The same is now true of stainless steel for which a variety of colours and finishes are available, one of the best illustrations of how far it has come being English Heritage’s endorsement of a material which, through weathering, takes on the natural patination similar to lead. While clearly wanting to encourage lead’s continued use on historic buildings, it was considered pragmatic to approve stainless steel because of its appearance, long design life and corrosion resistance. Where metal theft continues to be a risk or lack of funds / insurance preclude lead’s use, stainless steel offers the vital balance between retention of the visual aesthetic and long term performance. Being far lighter in weight and having a low coefficient of expansion, tray lengths can be far longer and the stress imposed on a roof significantly less. Unlike lead, stainless steel is not susceptible to cold working fatigue and can be installed and soldered at low temperatures.

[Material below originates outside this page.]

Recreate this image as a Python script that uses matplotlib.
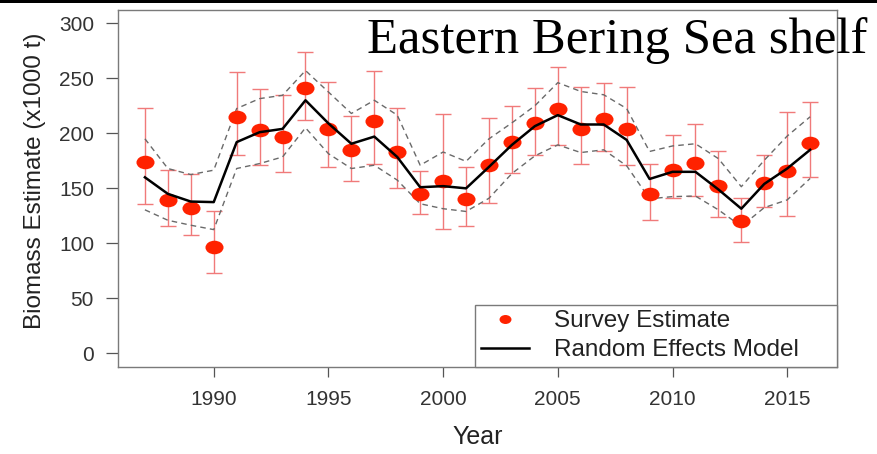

More importantly, it can be used in harsh environments which would preclude use of other metals.

Such developments are a world away from the highly polished finishes with which many specifiers still associate the metal. Dramatic facades such as that on the John Lewis Store and Cineplex in Leicester undoubtedly take the eye by reflecting the colour and changing light. A 34,000m²rain screen was commissioned in a mirror finish but to diffuse the large area into a series of smaller reflective surfaces the metal was ‘pleated’ at different scales. It is still highly smooth to such

an extent that the finish is virtually self-cleaning. The exterior ‘curtain’ concept provided a distinct identity and has even been extended to such elements as matching screen curtains within the interior.

Low roughness can also be achieved with matt stainless steel and the choice of new colours and textures has created the opportunity to design contemporary facades and roofs which will surely in future become synonymous with the metal. Patterns include linen texture, lozenge and chequer pattern, fine bead-blasted and sand-blasted finishes and even the simulated appearance of leather.

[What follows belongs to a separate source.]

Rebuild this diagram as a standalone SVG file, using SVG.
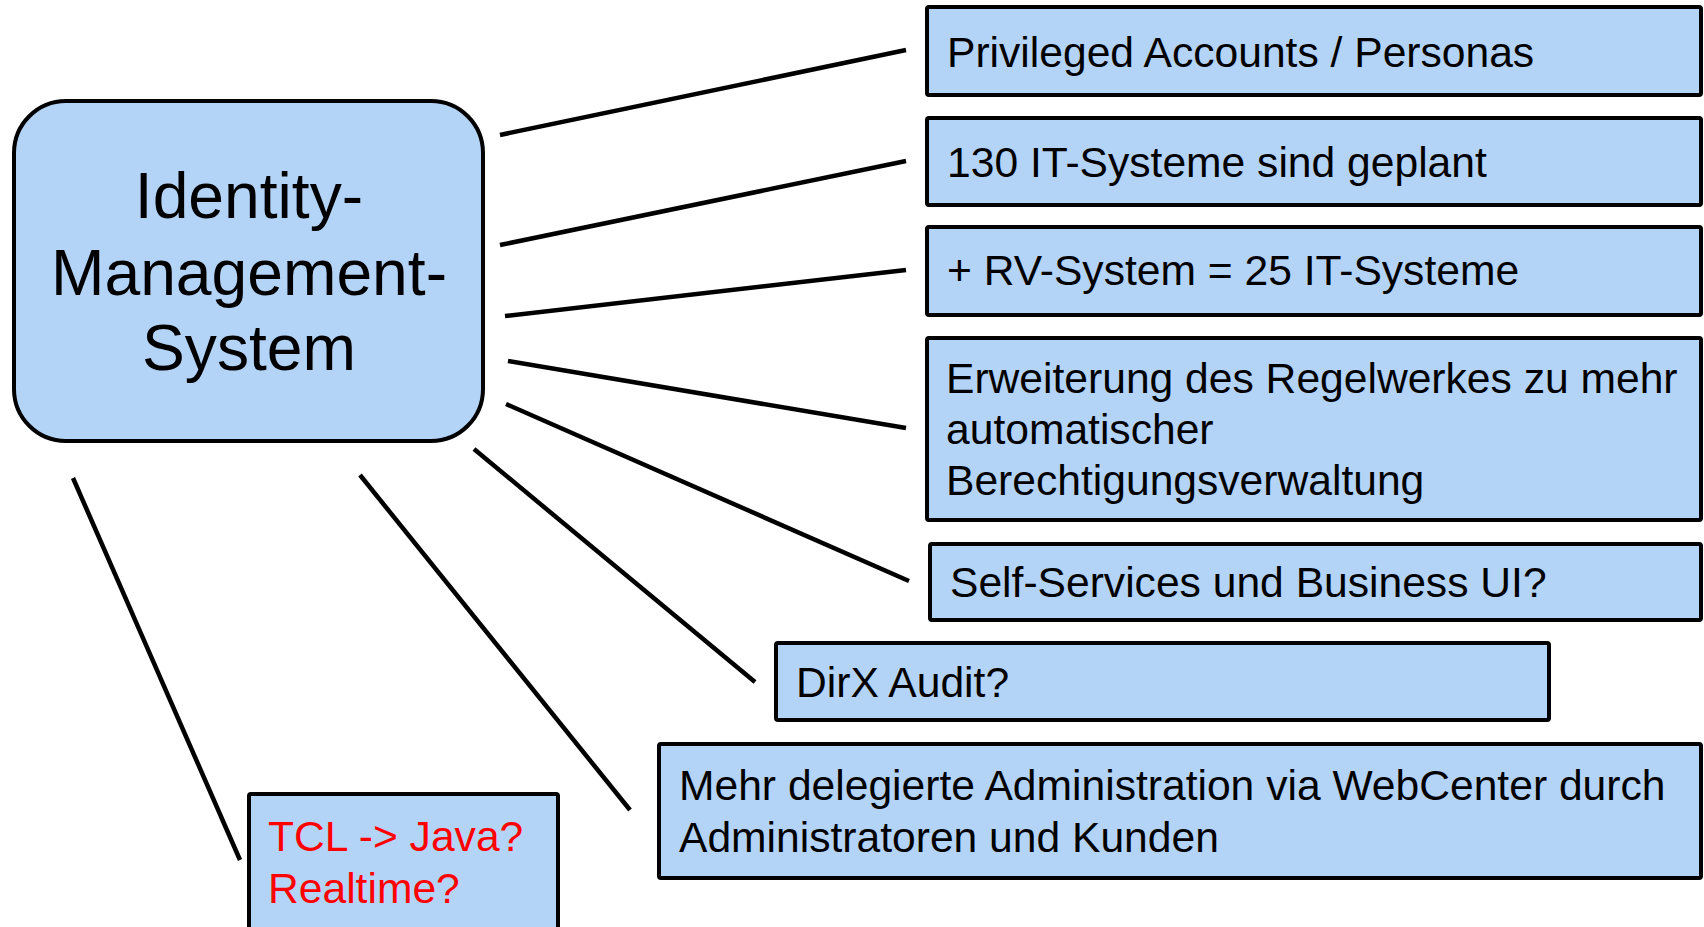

Ferritic grades were developed to bring greater price stability through the omission of nickel and their introduction has removed the cost fluctuation which was also enough to preclude austenitic grades. This has also been achieved without adverse impact on technical performance.

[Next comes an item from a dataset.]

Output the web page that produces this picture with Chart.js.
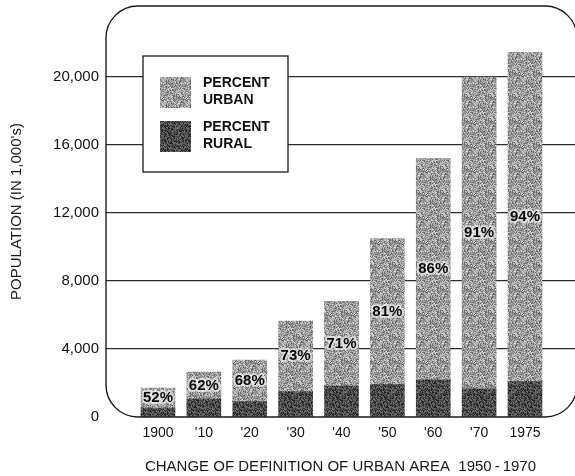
<!DOCTYPE html>
<html>
<head>
<meta charset="utf-8">
<script src="https://cdn.jsdelivr.net/npm/chart.js@4/dist/chart.umd.min.js"></script>
<style>
  html, body { margin: 0; padding: 0; background: #fff; }
</style>
</head>
<body>
<canvas id="chart" width="575" height="476"></canvas>
<script>
const years = ["1900", "'10", "'20", "'30", "'40", "'50", "'60", "'70", "1975"];
const ruralPop = [530, 1060, 900, 1490, 1820, 1920, 2180, 1660, 2080];
const urbanPop = [1170, 1590, 2450, 4160, 4980, 8580, 13020, 18340, 19370];
const urbanPct = [52, 62, 68, 73, 71, 81, 86, 91, 94];
const yTicks = [0, 4000, 8000, 12000, 16000, 20000];

const FONT = "'Liberation Sans', Arial, Helvetica, sans-serif";
Chart.defaults.font.family = FONT;
Chart.defaults.color = '#111';

// stippled fill like the printed screen tone (hash, so it is the same every run)
function makeTone(lo, hi, seed) {
  const c = document.createElement('canvas');
  c.width = 24; c.height = 24;
  const g = c.getContext('2d');
  const img = g.createImageData(24, 24);
  for (let y = 0; y < 24; y++) {
    for (let x = 0; x < 24; x++) {
      let h = Math.imul(x * 374761393 + y * 668265263 + seed, 1274126177);
      h = (h ^ (h >>> 13)) >>> 0;
      const t = (h % 1000) / 1000;
      const v = Math.round(lo + (hi - lo) * t);
      const i = (y * 24 + x) * 4;
      img.data[i] = img.data[i + 1] = img.data[i + 2] = v;
      img.data[i + 3] = 255;
    }
  }
  g.putImageData(img, 0, 0);
  return g.createPattern(c, 'repeat');
}
const urbanFill = makeTone(95, 215, 17);
const ruralFill = makeTone(25, 120, 91);

const framePlugin = {
  id: 'frame',
  afterDatasetsDraw(chart) {
    const { ctx, chartArea: a } = chart;
    const r = 32, L = a.left, T = a.top, R = a.right + 2, B = a.bottom;
    ctx.save();
    ctx.strokeStyle = '#1a1a1a';
    ctx.lineWidth = 1.4;
    ctx.beginPath();
    ctx.moveTo(L + r, T);
    ctx.arcTo(R, T, R, B, r);
    ctx.arcTo(R, B, L, B, r);
    ctx.arcTo(L, B, L, T, r);
    ctx.arcTo(L, T, R, T, r);
    ctx.closePath();
    ctx.stroke();
    ctx.restore();
  }
};

const keyPlugin = {
  id: 'keyBox',
  afterDatasetsDraw(chart) {
    const { ctx, chartArea: a } = chart;
    const x = a.left + 37, y = a.top + 50;
    ctx.save();
    ctx.fillStyle = '#fff';
    ctx.fillRect(x, y, 145, 116);
    ctx.strokeStyle = '#1a1a1a';
    ctx.lineWidth = 1.3;
    ctx.strokeRect(x, y, 145, 116);
    const rows = [
      { fill: urbanFill, lines: ['PERCENT', 'URBAN'], top: y + 21 },
      { fill: ruralFill, lines: ['PERCENT', 'RURAL'], top: y + 65 }
    ];
    ctx.font = 'bold 14px ' + FONT;
    ctx.textBaseline = 'middle';
    rows.forEach(row => {
      ctx.fillStyle = row.fill;
      ctx.fillRect(x + 17, row.top, 31, 31);
      ctx.fillStyle = '#111';
      ctx.fillText(row.lines[0], x + 60, row.top + 6);
      ctx.fillText(row.lines[1], x + 60, row.top + 23);
    });
    ctx.restore();
  }
};

const pctPlugin = {
  id: 'pctLabels',
  afterDatasetsDraw(chart) {
    const { ctx } = chart;
    const meta = chart.getDatasetMeta(1);
    ctx.save();
    ctx.font = 'bold 15px ' + FONT;
    ctx.textAlign = 'center';
    ctx.textBaseline = 'middle';
    ctx.lineJoin = 'round';
    meta.data.forEach((bar, i) => {
      const cy = (bar.y + bar.base) / 2;
      const txt = urbanPct[i] + '%';
      ctx.strokeStyle = 'rgba(255,255,255,0.6)';
      ctx.lineWidth = 4;
      ctx.strokeText(txt, bar.x, cy);
      ctx.fillStyle = '#0a0a0a';
      ctx.fillText(txt, bar.x, cy);
    });
    ctx.restore();
  }
};

new Chart(document.getElementById('chart'), {
  type: 'bar',
  data: {
    datasets: [
      {
        label: 'PERCENT RURAL',
        data: ruralPop.map((v, i) => ({ x: i, y: v })),
        backgroundColor: ruralFill,
        barThickness: 34
      },
      {
        label: 'PERCENT URBAN',
        data: urbanPop.map((v, i) => ({ x: i, y: v })),
        backgroundColor: urbanFill,
        barThickness: 34
      }
    ]
  },
  options: {
    responsive: false,
    animation: false,
    layout: { padding: { left: 8, top: 6, right: 0, bottom: 0 } },
    plugins: {
      legend: { display: false },
      tooltip: { enabled: false }
    },
    scales: {
      x: {
        type: 'linear',
        stacked: true,
        offset: false,
        min: -1.133,
        max: 9.09,
        grid: { display: false, drawTicks: false, offset: false },
        border: { display: false },
        afterBuildTicks: s => { s.ticks = years.map((_, i) => ({ value: i })); },
        afterFit: s => { s.height = 59; s.paddingLeft = 0; s.paddingRight = 0; },
        ticks: {
          autoSkip: false,
          maxRotation: 0,
          padding: 8,
          font: { size: 14 },
          callback: v => years[v]
        },
        title: {
          display: true,
          text: 'CHANGE OF DEFINITION OF URBAN AREA  1950\u2009-\u20091970',
          color: '#1a1a1a',
          font: { size: 15 },
          padding: { top: 16, bottom: 0 }
        }
      },
      y: {
        stacked: true,
        min: 0,
        max: 24180,
        afterBuildTicks: s => { s.ticks = yTicks.map(v => ({ value: v })); },
        afterFit: s => { s.width = 98; s.paddingTop = 0; s.paddingBottom = 0; },
        grid: {
          drawTicks: false,
          lineWidth: 1.3,
          color: c => (c.tick && c.tick.value === 0) ? 'rgba(0,0,0,0)' : '#2b2b2b'
        },
        border: { display: false },
        ticks: {
          padding: 7,
          font: { size: 15 },
          callback: v => v.toLocaleString('en-US')
        },
        title: {
          display: true,
          text: "POPULATION (IN 1,000's)",
          color: '#1a1a1a',
          font: { size: 15 },
          padding: { top: 0, bottom: 27 }
        }
      }
    }
  },
  plugins: [framePlugin, keyPlugin, pctPlugin]
});
</script>
</body>
</html>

Weight is of course a major consideration when designing any facade. Stainless steel installed as shingles is ideal for large facades such as those illustrated, as a finish such as 2K is highly smooth and polished. Cooper Cromar Architects described it as ‘an elegant stainless steel-clad box’ and indeed the frontage was designed to form a distinctive new entrance feature when approached from the motorway. At only 0.6mm thick it was also estimated to have saved around 18 tonnes in facade weight over an equivalent in zinc or copper. In terms of sustainability it also presents none of the attendant underside corrosion
problems associated with other hard metals.

The design scope provided by stainless steel is seeing it used in diverse projects including transport infrastructure. Whether as a traditional standing seam or shingles, as in the case of a new transport hub building in the Scottish Borders, it provides a permanent, durable matt facade in what again was designed as a ‘statement building’. Given the predisposition to consider stainless steel as uncompetitive against other metals, the most critical element in this particular project was that, by virtue of the weight of material used, it saved over £11/m² over anodised aluminium. Among the hard metals it therefore now ticks all the boxes.